If someone runs OPNsense on a ProLiant too here are my settings.
@franco: Could be the first settings for the network card tweak plugin. :)
/boot/loader.conf.local
ipmi_load="YES"
net.link.ifqmaxlen="8192"
hw.igb.buf_ring_size="32768"
hw.igb.max_interrupt_rate="96000"
hw.igb.num_queues="1"
hw.igb.rx_process_limit="4096"
hw.igb.tx_process_limit="4096"
hw.igb.rxd="4096"
hw.igb.txd="4096"
net.pf.states_hashsize="16777216"
System -> Settings -> Tunables
kern.ipc.maxsockbuf 8388608
net.inet.tcp.sendbuf_max 16777216
net.inet.tcp.recvbuf_max 16777216
net.inet.tcp.sendspace 131072
net.inet.tcp.recvspace 131072
net.inet.tcp.sendbuf_inc 32768
net.inet.tcp.recvbuf_inc 65536
kern.ipc.soacceptqueue 1024
Interfaces -> Settings
uncheck 'Disable hardware CRC, TSO and LRO'
The HPE NC365T is a add-on card iirc?

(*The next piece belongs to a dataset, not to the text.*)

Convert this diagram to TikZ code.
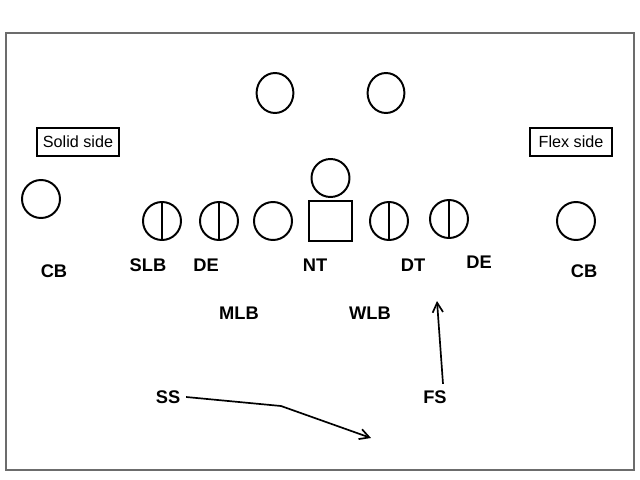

So probably not just Proliant related?
Correct.
These settings are the result of many tries I've made until I've got the most stability and performance.
Feel free and test it out on other hardware ;)
No doubt others will. Good find.
I have, or have had, the 364T. Still have some dual ports at home.
Don't use them anymore when I went SFP+ (home usage, because I can).